Exercise details:
Repeat verbatim only the lines from the one with "Rebuild this chart" through the one with "zur Gesundheitsförderung und", both ends kept. Pictures stay out.

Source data
===
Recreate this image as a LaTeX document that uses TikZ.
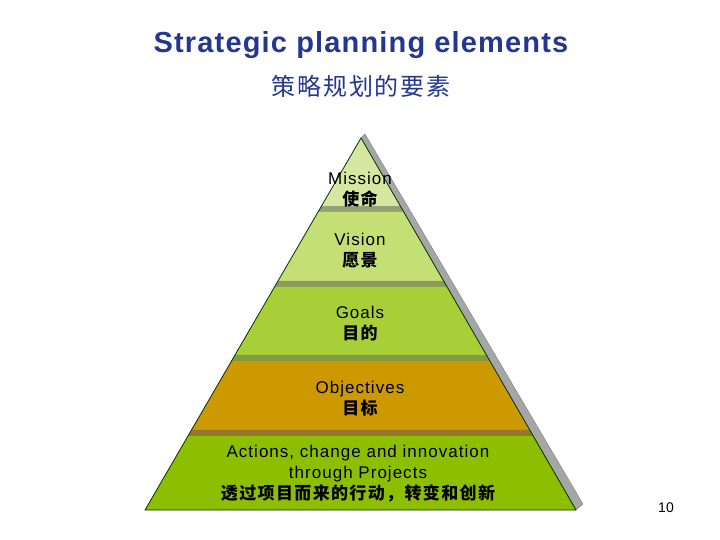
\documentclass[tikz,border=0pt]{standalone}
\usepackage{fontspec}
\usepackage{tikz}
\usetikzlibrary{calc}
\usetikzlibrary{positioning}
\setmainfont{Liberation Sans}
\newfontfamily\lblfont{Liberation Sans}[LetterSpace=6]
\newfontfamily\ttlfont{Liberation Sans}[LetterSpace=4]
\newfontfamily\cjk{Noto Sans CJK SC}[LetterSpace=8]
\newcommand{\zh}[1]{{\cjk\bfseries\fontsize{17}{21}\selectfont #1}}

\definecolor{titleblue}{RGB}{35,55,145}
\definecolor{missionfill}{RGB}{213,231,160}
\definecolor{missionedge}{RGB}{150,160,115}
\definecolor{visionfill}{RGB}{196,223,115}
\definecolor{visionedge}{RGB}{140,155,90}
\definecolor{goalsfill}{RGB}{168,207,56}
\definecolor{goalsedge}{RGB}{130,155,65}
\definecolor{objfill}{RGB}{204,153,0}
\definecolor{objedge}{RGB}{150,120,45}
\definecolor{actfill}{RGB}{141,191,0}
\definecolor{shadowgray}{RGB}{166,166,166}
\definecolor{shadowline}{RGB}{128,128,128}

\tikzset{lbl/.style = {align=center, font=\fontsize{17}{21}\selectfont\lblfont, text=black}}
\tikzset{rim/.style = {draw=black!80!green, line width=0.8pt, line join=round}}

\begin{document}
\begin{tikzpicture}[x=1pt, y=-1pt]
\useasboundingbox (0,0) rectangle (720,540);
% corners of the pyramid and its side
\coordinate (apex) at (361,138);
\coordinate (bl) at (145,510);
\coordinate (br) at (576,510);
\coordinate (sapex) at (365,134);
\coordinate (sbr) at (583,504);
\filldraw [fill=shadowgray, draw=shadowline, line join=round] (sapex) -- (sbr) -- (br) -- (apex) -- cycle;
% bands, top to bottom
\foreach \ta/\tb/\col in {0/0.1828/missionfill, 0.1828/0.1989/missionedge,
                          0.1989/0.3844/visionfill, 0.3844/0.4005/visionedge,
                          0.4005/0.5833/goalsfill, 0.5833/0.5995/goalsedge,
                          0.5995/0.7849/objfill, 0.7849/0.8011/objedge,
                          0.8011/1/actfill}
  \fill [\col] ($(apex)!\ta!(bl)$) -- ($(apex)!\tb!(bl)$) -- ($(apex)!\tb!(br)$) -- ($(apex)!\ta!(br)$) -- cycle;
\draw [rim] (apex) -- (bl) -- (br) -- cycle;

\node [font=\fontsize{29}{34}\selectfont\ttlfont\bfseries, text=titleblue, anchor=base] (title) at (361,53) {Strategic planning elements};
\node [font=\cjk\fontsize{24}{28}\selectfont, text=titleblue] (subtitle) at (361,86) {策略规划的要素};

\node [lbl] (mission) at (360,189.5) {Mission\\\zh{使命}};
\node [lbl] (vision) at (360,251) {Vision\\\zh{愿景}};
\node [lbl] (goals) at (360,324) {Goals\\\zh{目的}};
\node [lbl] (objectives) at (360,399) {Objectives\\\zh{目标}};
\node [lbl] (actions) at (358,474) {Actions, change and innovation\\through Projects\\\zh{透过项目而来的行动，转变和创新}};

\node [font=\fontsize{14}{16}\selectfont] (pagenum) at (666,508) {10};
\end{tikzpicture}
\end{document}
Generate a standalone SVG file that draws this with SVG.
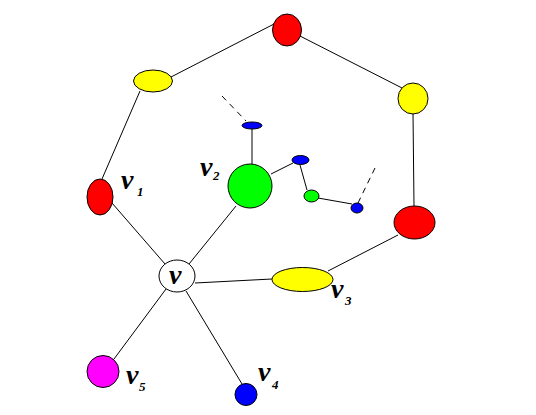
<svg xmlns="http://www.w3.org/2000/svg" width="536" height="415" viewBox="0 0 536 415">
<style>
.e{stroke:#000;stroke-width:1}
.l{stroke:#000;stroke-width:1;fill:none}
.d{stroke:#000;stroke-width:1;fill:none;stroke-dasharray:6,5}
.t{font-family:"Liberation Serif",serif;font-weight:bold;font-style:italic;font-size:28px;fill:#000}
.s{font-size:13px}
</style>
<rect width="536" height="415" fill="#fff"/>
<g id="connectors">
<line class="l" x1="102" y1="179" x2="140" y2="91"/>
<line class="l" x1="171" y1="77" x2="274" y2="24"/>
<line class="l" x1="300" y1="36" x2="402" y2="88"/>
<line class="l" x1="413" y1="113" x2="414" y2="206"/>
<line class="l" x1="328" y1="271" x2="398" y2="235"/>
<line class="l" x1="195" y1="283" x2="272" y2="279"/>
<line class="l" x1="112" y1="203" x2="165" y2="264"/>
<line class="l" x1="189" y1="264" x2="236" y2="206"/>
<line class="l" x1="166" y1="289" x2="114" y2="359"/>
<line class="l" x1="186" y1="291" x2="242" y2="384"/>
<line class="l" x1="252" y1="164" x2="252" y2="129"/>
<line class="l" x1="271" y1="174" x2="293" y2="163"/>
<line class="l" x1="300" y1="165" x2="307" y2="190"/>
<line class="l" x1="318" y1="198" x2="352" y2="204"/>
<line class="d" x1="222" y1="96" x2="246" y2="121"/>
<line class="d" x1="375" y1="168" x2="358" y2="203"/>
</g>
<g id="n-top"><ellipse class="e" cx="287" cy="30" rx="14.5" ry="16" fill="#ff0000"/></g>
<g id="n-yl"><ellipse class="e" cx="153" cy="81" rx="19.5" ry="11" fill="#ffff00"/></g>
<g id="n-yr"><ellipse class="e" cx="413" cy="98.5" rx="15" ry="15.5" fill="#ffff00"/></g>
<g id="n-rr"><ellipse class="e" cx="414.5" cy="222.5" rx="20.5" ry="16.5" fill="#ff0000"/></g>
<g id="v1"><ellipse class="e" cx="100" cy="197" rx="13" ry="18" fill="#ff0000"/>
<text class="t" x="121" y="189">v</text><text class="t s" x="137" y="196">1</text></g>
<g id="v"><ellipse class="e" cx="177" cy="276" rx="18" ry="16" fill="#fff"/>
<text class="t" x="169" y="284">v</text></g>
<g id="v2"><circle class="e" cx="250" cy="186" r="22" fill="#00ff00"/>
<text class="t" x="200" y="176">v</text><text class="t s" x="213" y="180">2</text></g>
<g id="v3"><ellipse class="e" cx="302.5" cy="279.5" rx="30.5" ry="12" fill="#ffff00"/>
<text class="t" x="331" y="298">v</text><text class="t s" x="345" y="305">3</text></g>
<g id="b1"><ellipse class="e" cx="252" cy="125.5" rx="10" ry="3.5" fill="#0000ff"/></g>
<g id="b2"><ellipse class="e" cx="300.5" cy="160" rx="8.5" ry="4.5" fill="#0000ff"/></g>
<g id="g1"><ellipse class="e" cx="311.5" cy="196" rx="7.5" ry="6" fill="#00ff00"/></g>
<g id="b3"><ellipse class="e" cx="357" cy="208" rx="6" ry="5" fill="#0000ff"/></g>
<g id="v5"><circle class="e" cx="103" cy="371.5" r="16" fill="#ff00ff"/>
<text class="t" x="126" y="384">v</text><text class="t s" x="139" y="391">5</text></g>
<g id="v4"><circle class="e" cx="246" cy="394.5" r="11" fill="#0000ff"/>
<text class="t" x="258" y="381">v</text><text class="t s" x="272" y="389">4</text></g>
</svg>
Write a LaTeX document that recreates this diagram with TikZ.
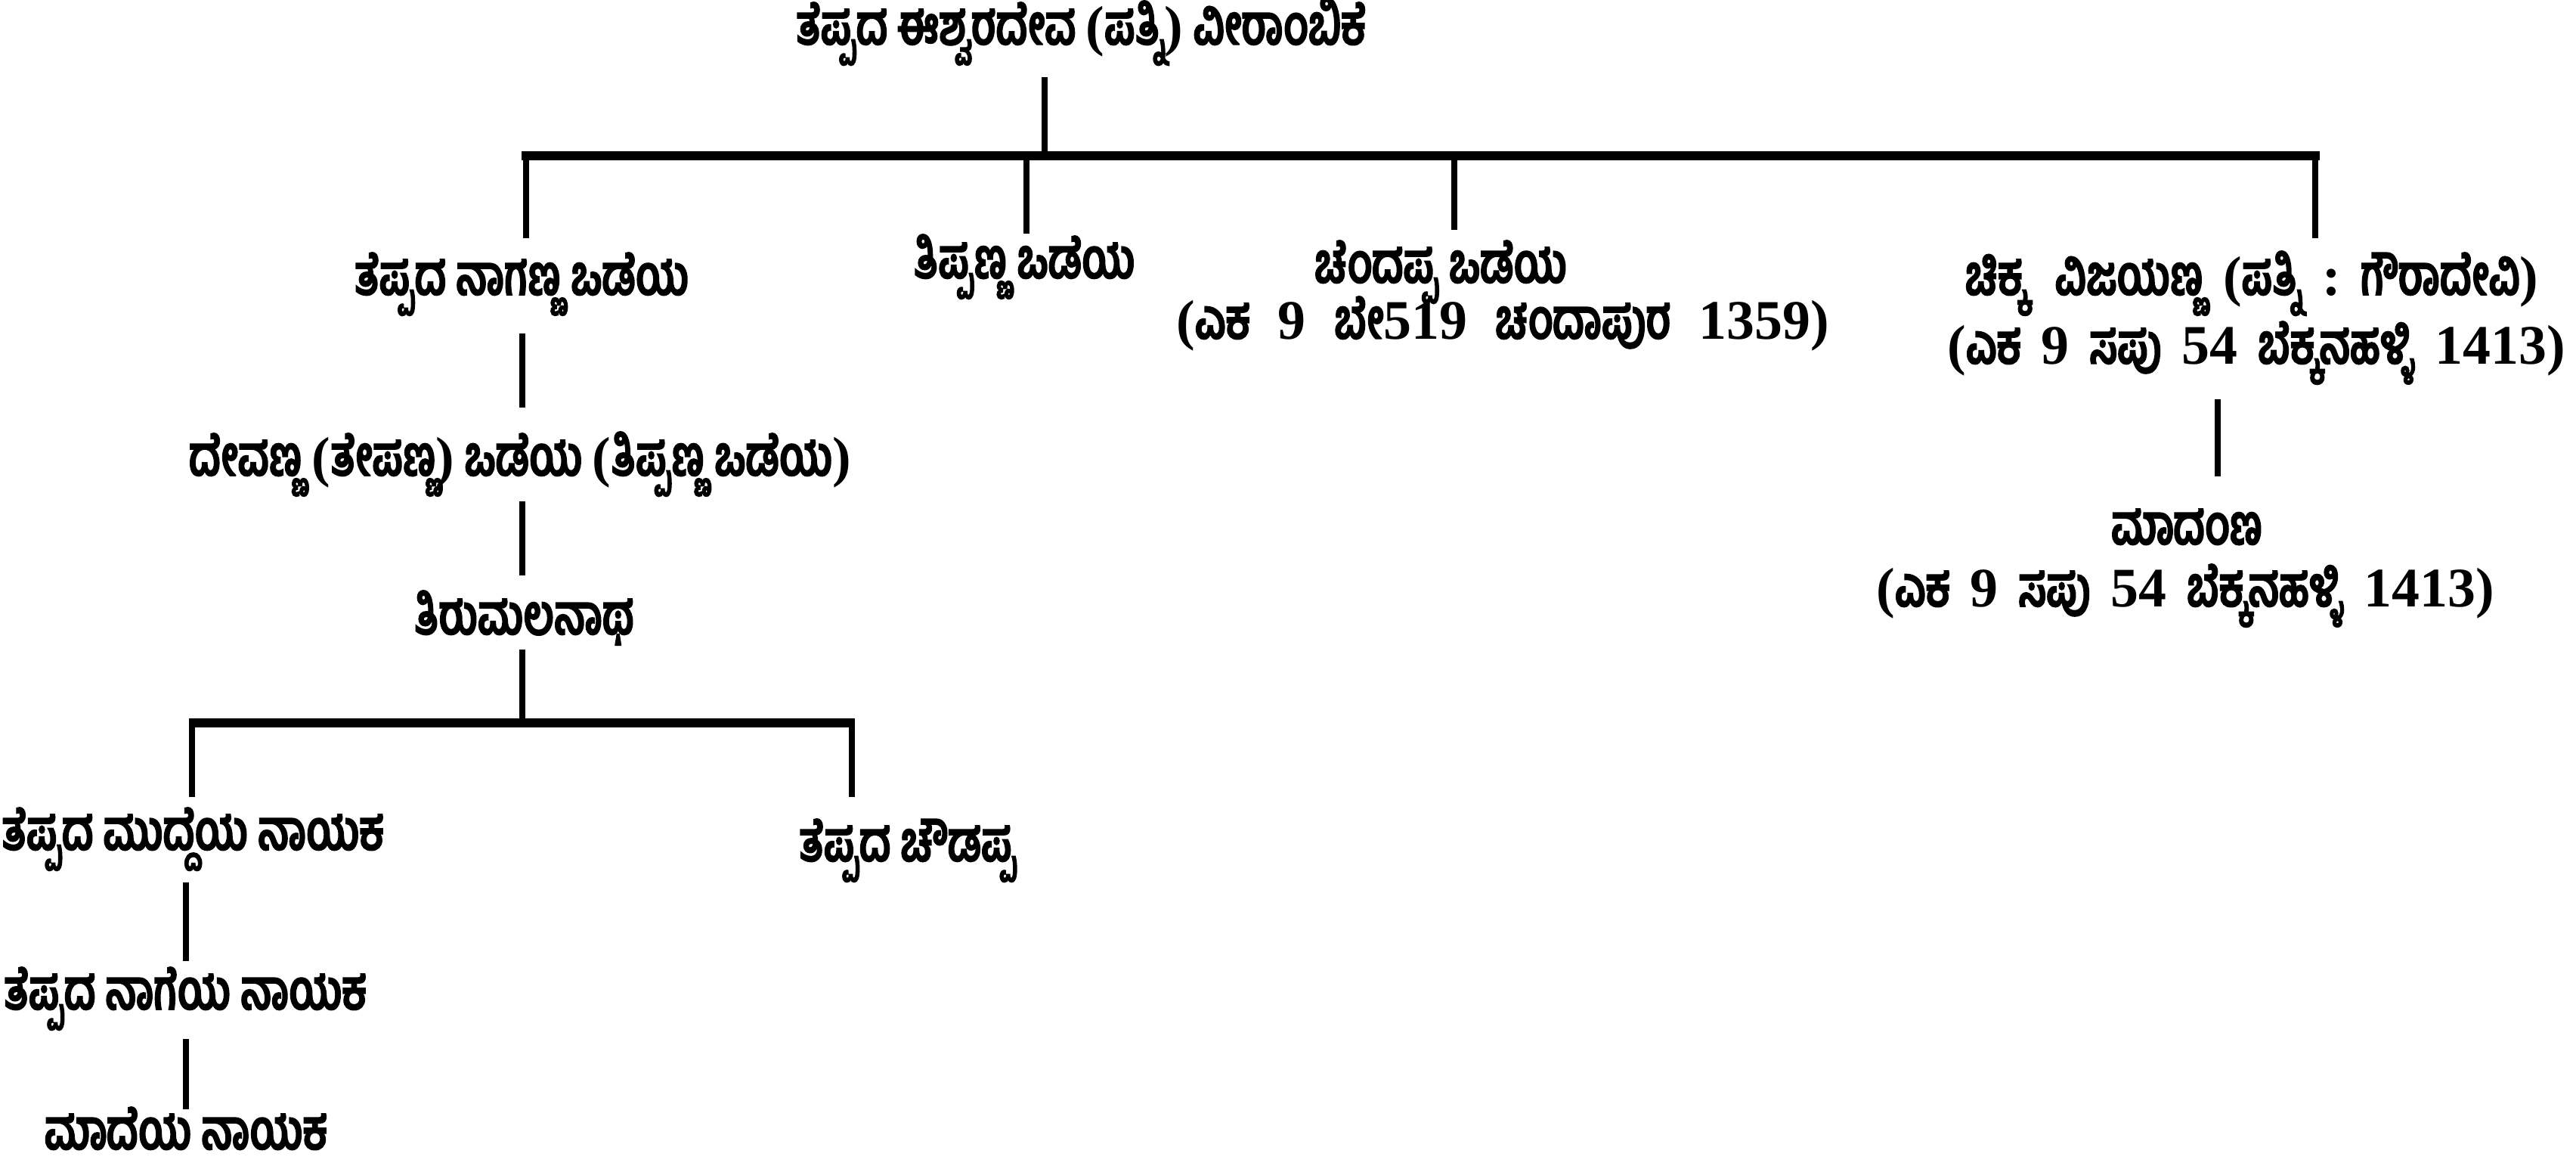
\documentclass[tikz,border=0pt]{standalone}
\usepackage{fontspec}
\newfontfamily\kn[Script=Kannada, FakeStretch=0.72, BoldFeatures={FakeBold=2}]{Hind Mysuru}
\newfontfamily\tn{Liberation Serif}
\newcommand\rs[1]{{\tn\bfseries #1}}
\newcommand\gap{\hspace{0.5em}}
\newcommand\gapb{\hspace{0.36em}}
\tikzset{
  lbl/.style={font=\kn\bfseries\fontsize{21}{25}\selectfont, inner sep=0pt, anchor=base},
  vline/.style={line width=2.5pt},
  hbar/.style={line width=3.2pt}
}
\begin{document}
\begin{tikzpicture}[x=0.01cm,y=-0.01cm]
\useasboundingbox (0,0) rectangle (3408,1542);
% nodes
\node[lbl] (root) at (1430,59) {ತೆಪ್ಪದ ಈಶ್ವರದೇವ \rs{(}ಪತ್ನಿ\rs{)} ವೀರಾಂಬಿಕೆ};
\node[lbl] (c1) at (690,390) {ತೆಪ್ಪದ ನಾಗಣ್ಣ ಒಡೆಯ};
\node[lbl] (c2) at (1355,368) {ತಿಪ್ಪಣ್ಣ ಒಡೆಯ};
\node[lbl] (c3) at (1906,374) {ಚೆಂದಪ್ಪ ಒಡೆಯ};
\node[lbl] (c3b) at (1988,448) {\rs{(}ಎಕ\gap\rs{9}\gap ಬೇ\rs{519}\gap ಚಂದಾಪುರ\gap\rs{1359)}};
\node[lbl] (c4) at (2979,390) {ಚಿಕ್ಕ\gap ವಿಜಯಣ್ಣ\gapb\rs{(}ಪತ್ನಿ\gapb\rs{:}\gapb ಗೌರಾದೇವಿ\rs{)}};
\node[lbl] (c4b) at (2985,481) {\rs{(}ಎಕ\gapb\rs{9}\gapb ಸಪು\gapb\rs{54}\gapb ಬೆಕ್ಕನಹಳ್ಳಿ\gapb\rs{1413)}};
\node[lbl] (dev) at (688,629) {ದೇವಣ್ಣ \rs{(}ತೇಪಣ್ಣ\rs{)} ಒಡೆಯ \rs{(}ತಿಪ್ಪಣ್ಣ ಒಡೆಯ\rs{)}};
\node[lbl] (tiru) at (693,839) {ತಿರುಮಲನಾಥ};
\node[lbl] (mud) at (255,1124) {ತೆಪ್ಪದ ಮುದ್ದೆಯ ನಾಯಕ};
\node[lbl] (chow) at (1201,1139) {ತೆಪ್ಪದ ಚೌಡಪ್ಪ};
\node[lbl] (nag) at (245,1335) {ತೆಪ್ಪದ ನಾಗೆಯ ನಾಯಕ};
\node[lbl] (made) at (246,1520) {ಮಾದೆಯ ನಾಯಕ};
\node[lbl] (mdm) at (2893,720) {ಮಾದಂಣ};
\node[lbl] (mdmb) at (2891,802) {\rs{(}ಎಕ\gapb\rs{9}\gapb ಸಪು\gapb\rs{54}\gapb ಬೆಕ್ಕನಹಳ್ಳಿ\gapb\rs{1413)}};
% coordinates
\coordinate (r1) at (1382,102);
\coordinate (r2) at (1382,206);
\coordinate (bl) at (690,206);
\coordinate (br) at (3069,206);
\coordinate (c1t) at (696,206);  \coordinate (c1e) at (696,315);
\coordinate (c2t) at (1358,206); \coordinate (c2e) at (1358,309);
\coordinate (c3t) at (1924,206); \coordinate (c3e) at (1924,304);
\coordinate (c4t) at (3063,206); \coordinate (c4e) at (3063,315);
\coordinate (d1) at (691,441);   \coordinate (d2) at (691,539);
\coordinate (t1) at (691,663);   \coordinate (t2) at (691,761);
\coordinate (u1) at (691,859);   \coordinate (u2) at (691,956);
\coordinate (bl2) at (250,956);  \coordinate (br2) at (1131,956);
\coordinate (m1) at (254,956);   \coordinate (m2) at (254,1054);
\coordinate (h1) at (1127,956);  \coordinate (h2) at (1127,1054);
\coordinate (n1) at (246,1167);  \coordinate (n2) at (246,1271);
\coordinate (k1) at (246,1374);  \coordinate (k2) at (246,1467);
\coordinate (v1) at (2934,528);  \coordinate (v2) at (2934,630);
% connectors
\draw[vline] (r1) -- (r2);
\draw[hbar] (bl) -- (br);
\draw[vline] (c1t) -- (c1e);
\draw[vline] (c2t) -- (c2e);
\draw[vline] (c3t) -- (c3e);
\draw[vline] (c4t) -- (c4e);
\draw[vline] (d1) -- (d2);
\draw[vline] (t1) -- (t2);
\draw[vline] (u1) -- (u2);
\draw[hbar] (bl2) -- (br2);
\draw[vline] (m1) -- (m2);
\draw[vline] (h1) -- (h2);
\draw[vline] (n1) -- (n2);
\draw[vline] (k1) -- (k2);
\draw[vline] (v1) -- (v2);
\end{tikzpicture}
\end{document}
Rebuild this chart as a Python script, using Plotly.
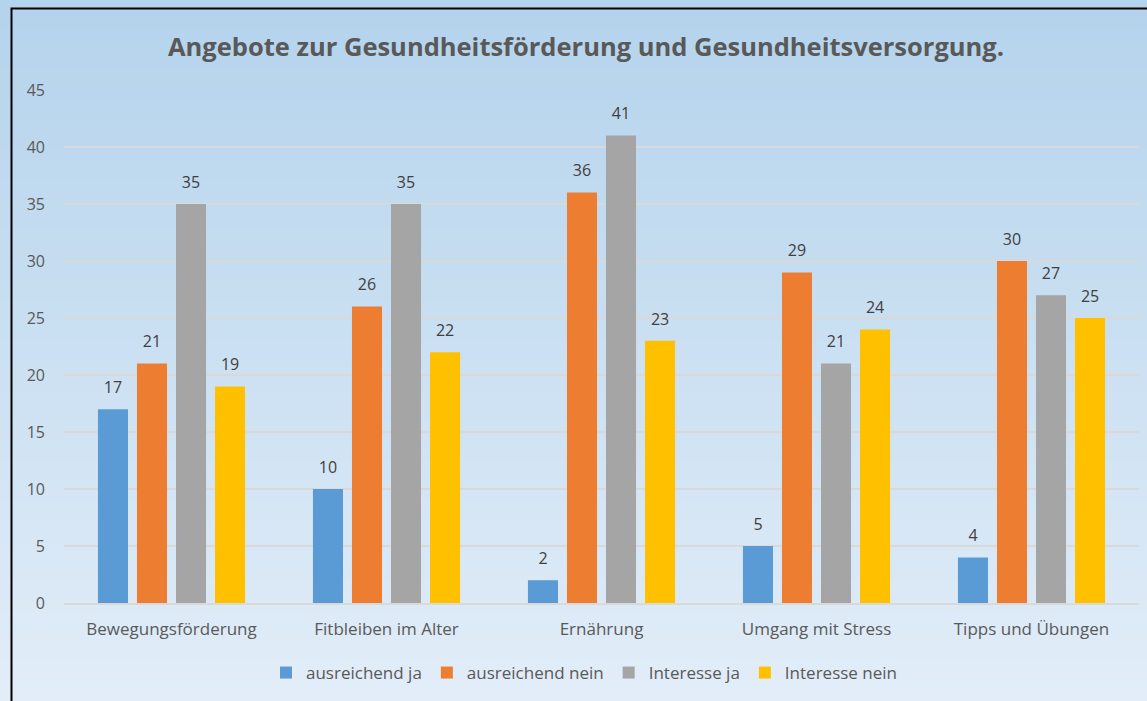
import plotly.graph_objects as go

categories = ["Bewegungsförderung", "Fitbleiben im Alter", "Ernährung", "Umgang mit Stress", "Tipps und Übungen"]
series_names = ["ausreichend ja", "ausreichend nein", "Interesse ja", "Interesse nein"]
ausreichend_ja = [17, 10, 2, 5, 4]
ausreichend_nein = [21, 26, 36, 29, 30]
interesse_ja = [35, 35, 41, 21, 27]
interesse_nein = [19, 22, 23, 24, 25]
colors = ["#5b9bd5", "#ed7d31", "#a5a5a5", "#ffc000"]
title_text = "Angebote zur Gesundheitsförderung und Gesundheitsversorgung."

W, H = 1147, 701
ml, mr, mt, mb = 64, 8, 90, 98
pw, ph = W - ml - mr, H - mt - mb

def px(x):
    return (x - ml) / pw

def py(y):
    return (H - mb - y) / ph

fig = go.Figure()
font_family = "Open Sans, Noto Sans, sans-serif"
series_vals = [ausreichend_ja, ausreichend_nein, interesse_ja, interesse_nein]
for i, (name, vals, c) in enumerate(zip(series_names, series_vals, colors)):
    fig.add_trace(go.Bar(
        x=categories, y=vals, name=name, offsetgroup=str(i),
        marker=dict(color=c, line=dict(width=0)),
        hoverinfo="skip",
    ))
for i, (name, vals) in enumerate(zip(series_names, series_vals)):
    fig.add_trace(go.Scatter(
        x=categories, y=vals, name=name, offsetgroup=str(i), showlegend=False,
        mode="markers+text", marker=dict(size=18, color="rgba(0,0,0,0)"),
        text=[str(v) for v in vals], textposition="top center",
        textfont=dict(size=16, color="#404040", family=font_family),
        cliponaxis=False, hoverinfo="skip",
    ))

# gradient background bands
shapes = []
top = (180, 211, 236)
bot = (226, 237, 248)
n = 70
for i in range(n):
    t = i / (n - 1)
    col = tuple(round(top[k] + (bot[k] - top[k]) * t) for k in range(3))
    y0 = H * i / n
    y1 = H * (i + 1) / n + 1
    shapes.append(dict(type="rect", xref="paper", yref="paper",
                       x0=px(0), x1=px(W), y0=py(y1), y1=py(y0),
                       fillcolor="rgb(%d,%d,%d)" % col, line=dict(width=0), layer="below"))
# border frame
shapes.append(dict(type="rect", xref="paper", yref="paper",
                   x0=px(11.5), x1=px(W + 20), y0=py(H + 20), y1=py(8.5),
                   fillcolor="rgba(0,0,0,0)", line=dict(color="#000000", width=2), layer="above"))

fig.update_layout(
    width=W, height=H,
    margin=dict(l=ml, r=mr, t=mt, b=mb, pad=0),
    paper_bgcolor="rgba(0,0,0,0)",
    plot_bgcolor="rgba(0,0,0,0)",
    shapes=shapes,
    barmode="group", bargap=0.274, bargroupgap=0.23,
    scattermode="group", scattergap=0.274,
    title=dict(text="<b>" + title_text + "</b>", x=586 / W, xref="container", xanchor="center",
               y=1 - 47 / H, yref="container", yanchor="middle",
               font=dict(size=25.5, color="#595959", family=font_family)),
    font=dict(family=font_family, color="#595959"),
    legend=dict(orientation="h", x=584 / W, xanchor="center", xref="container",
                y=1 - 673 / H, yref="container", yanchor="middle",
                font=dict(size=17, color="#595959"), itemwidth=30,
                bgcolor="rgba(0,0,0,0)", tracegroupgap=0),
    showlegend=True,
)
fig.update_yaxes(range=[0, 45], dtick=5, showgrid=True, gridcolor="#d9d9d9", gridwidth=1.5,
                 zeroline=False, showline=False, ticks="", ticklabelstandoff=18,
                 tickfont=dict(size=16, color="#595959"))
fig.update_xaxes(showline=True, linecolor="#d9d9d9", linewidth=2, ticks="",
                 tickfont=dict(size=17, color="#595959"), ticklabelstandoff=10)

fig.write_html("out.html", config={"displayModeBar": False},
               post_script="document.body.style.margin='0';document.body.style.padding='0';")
===
Reply to the exercise:
Rebuild this chart as a Python script, using Plotly.
import plotly.graph_objects as go

categories = ["Bewegungsförderung", "Fitbleiben im Alter", "Ernährung", "Umgang mit Stress", "Tipps und Übungen"]
series_names = ["ausreichend ja", "ausreichend nein", "Interesse ja", "Interesse nein"]
ausreichend_ja = [17, 10, 2, 5, 4]
ausreichend_nein = [21, 26, 36, 29, 30]
interesse_ja = [35, 35, 41, 21, 27]
interesse_nein = [19, 22, 23, 24, 25]
colors = ["#5b9bd5", "#ed7d31", "#a5a5a5", "#ffc000"]
title_text = "Angebote zur Gesundheitsförderung und Gesundheitsversorgung."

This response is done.